LISTED RECORDS:
☆ ☆ ☆ ☆ ☆ ☆ ☆
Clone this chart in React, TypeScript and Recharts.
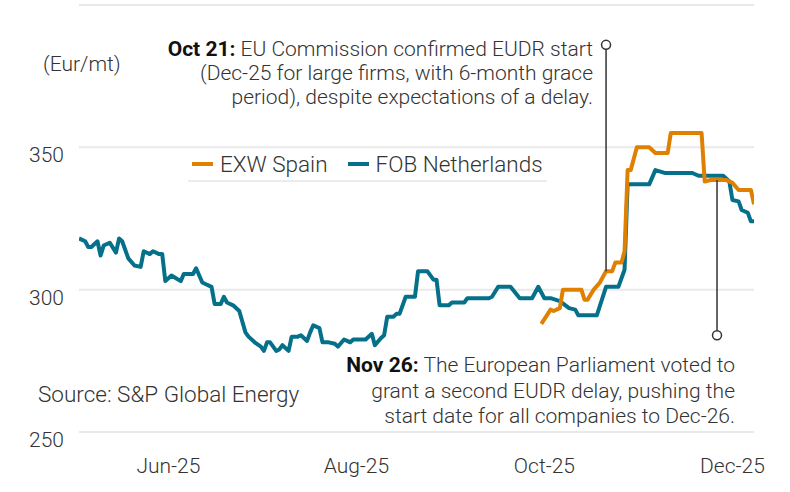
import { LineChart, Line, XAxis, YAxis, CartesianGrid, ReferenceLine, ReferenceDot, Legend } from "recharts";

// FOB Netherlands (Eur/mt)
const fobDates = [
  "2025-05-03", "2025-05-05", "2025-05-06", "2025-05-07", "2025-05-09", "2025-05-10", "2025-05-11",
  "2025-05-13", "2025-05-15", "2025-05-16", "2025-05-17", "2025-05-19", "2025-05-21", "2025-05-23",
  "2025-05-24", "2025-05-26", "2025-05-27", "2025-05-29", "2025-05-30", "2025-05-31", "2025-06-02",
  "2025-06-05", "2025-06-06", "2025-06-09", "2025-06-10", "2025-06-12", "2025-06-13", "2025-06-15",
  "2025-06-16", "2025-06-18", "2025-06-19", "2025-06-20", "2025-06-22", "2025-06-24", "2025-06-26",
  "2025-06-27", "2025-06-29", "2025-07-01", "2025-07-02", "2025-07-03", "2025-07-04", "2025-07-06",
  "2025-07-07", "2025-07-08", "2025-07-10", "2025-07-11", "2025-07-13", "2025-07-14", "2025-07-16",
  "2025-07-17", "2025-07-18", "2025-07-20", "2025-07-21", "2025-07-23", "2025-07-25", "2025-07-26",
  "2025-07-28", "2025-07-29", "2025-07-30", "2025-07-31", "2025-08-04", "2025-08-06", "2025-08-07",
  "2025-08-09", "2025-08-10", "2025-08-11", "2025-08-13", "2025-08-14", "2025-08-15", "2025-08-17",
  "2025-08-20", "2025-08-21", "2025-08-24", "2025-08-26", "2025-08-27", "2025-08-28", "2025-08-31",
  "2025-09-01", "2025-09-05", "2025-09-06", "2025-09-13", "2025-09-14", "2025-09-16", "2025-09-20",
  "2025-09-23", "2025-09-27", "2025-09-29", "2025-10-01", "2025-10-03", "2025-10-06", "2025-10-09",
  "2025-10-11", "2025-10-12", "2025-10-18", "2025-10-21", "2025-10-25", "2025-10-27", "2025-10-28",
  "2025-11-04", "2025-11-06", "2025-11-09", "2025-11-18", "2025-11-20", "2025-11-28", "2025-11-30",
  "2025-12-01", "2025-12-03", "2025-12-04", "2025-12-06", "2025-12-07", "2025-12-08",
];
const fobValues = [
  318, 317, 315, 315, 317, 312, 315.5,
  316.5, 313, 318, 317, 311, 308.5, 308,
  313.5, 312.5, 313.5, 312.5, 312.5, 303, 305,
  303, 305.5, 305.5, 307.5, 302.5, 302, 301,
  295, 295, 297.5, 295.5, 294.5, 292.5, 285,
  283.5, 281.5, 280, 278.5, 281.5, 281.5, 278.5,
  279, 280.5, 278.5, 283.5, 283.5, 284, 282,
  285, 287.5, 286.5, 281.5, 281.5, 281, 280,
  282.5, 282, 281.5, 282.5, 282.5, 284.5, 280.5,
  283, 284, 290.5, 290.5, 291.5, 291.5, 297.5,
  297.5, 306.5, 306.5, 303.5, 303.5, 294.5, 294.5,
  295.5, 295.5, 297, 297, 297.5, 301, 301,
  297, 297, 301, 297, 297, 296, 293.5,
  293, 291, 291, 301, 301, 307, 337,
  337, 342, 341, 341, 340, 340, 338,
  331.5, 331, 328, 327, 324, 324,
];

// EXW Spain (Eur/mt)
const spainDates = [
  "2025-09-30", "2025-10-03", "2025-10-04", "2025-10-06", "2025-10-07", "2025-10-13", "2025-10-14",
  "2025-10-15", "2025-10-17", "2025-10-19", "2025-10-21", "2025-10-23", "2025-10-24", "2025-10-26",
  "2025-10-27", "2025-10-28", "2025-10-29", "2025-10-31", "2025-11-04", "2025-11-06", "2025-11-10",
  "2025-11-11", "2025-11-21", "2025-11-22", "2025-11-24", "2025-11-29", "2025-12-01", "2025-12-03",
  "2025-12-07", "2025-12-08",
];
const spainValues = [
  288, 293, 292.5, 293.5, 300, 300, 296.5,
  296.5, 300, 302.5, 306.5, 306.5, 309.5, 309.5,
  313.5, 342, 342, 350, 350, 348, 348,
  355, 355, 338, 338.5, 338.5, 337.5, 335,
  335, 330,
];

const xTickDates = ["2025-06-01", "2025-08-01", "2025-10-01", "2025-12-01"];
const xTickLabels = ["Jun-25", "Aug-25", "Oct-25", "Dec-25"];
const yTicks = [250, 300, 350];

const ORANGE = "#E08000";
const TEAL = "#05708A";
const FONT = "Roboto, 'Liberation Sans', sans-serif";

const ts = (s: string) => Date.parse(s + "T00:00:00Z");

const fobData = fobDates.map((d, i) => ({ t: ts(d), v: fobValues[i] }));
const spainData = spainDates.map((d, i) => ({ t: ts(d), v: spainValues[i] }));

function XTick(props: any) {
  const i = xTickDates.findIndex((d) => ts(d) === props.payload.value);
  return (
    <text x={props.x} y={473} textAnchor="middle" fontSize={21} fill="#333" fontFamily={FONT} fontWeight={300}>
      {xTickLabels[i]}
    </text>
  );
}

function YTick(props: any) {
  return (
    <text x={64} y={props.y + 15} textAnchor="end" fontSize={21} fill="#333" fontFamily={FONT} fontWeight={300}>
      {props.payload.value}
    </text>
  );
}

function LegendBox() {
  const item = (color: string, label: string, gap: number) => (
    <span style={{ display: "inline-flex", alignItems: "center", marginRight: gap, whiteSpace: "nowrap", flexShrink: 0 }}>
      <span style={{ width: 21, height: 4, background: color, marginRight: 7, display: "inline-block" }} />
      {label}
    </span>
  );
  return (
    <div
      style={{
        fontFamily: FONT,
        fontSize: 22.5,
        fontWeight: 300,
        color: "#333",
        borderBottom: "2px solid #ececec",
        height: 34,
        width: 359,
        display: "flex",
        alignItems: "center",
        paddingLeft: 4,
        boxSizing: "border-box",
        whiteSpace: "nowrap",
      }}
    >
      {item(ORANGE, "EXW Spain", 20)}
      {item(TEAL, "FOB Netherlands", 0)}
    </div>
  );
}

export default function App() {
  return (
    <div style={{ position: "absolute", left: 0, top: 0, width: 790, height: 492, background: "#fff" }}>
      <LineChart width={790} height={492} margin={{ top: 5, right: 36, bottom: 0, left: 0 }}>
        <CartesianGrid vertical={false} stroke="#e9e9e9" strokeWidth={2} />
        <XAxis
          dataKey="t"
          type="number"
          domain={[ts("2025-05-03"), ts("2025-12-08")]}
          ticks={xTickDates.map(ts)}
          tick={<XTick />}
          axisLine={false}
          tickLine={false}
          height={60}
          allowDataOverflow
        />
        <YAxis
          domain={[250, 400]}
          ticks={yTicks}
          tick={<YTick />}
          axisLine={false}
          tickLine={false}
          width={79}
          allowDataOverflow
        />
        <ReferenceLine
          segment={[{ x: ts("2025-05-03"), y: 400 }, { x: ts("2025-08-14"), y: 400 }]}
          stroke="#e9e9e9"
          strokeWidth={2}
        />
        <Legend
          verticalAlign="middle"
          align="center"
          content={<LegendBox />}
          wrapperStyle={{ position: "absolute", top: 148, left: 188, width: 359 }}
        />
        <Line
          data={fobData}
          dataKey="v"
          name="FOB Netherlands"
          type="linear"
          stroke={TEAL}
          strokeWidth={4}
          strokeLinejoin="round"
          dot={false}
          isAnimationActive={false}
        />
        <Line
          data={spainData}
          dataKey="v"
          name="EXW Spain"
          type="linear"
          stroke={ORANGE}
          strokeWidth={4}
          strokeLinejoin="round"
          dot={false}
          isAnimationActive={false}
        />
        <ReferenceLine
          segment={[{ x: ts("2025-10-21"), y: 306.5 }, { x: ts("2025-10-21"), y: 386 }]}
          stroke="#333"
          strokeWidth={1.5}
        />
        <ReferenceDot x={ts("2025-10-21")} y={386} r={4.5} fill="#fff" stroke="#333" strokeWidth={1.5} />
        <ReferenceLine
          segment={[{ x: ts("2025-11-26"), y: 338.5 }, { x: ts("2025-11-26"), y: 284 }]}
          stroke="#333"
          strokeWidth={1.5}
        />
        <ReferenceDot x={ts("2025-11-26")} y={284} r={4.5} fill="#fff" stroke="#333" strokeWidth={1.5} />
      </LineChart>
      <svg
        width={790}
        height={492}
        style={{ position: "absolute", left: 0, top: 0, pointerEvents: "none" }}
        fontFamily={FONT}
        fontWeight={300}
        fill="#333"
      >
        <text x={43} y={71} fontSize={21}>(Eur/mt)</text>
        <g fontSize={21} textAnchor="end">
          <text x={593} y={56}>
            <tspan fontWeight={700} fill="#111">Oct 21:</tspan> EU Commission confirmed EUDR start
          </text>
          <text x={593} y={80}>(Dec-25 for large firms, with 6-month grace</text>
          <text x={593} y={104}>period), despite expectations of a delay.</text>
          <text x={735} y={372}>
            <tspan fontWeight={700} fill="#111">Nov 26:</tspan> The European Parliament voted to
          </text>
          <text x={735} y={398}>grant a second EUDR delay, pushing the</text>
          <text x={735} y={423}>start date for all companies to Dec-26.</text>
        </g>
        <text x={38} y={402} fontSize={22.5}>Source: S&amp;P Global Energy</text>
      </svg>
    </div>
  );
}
☆ ☆ ☆ ☆ ☆ ☆ ☆
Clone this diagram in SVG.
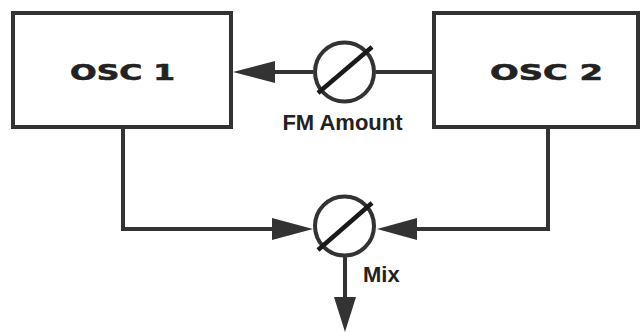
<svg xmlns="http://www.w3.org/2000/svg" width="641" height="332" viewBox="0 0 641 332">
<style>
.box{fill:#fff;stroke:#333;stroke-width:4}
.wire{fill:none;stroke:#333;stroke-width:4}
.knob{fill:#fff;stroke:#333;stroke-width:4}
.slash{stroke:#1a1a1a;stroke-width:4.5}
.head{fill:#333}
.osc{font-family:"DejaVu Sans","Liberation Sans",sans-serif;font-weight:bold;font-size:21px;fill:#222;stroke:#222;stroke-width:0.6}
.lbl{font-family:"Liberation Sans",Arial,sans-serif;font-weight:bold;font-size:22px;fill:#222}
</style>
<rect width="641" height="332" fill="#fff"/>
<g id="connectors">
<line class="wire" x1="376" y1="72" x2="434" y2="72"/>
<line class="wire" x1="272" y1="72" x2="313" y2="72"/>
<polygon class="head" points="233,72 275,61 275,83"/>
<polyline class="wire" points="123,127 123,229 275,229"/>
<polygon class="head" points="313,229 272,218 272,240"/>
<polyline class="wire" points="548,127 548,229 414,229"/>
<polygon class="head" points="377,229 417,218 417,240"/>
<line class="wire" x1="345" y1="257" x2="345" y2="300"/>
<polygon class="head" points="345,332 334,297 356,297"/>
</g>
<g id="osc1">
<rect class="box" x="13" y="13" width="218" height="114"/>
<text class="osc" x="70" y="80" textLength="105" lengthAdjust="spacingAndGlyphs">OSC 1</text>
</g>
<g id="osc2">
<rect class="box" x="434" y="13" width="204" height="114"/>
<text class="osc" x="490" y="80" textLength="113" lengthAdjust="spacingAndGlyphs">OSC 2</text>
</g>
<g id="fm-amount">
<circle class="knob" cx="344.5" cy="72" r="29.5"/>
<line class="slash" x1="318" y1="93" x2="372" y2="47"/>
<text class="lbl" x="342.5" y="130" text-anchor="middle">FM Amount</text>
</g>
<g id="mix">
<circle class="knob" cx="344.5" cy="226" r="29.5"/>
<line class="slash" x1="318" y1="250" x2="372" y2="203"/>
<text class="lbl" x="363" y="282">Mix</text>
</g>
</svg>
☆ ☆ ☆ ☆ ☆ ☆ ☆
WORK REQUIRED:
Above are some records. Reproduce the lines from the one with "Clone this chart" down to the one with "ReferenceLine, ReferenceDot, Legend", keeping both, and leave every picture out.

OUTPUT FOR THIS TASK:
Clone this chart in React, TypeScript and Recharts.
import { LineChart, Line, XAxis, YAxis, CartesianGrid, ReferenceLine, ReferenceDot, Legend } from "recharts";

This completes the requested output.